The 2015 joint OECD/WTO publication Aid for Trade at a Glance focusses on how reducing trade costs will help in achieving inclusive and sustainable economic growth. The publication contains contributions from the Enhanced Integrated Framework, the International Trade Centre, the United Nations Conference on Trade and Development, and the World Bank.


English Also available in: French, Spanish

How aid for trade helps reduce the burden of trade costs on SMEs

Small and medium-sized enterprises (SMEs) represent the backbone of economic activity in both developed and developing country economies. SMEs tend to be less productive than large firms, and the productivity gap is particularly pronounced in developing countries. Evidence shows that SMEs that are integrated in global markets – whether directly or indirectly – are more productive than those that do not participate in trade. Integration into global and regional markets is thus likely to contribute to closing the productivity gap between SMEs and large enterprises, with positive repercussions on the inclusiveness of growth.
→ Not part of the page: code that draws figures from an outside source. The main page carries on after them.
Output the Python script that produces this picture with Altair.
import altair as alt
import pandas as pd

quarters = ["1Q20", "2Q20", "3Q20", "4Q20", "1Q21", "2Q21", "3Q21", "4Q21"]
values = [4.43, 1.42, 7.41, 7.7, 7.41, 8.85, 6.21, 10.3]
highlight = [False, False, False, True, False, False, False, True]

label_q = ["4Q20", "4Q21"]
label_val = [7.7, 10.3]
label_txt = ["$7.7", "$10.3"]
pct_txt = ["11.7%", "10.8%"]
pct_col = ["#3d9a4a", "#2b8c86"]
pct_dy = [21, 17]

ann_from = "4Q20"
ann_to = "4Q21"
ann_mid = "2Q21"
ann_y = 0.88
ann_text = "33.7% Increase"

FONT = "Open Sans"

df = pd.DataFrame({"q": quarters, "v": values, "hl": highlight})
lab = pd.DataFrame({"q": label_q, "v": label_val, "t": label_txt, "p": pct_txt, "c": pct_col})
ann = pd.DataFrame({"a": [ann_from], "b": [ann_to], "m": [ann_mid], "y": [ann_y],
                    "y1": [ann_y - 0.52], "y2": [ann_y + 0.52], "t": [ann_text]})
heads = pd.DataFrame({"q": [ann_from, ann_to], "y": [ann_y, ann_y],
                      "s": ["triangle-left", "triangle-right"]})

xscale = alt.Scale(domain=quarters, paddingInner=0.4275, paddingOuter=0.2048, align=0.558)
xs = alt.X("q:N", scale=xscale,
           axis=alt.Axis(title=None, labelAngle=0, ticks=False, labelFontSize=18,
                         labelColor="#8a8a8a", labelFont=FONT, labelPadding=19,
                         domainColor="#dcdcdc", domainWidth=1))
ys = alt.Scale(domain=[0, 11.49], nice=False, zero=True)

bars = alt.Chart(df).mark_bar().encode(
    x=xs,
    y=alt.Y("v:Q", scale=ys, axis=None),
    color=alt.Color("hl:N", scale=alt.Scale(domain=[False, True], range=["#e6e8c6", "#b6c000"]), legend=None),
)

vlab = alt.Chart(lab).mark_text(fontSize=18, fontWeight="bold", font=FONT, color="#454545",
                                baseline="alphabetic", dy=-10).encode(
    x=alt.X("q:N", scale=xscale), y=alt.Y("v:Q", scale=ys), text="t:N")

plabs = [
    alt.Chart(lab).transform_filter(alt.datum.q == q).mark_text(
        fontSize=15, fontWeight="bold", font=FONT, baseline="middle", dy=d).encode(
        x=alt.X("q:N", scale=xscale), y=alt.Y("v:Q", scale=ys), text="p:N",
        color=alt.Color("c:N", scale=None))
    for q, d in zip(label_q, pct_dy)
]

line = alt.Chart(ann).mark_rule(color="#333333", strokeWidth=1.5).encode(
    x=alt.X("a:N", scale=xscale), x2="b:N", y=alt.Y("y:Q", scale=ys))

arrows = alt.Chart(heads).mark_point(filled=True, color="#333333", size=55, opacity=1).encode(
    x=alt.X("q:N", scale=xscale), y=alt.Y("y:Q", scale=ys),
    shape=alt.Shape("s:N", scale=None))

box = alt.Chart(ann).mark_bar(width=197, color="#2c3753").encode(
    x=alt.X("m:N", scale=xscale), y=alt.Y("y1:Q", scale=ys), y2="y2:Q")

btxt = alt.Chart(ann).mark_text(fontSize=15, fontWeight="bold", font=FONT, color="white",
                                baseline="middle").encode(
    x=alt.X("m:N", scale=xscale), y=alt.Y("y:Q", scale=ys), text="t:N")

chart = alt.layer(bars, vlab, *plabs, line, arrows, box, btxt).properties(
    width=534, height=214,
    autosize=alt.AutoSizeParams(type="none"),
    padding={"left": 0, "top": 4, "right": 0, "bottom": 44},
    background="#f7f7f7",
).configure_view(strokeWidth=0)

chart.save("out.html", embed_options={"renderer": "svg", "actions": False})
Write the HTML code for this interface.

SMEs suffer disproportionally from trade-related fixed costs, which create a bias in favour of large firms that find it easier to overcome fixed costs. A reduction of fixed costs to trade can therefore contribute to making trade more inclusive. Survey evidence reported in this chapter shows that costs related to access to information, access to trade finance or regulatory burdens are particularly important for private sector activity. In order to design effective solutions to reduce relevant costs, in particular those occurring at the border, collaboration between the public and the private sector is useful.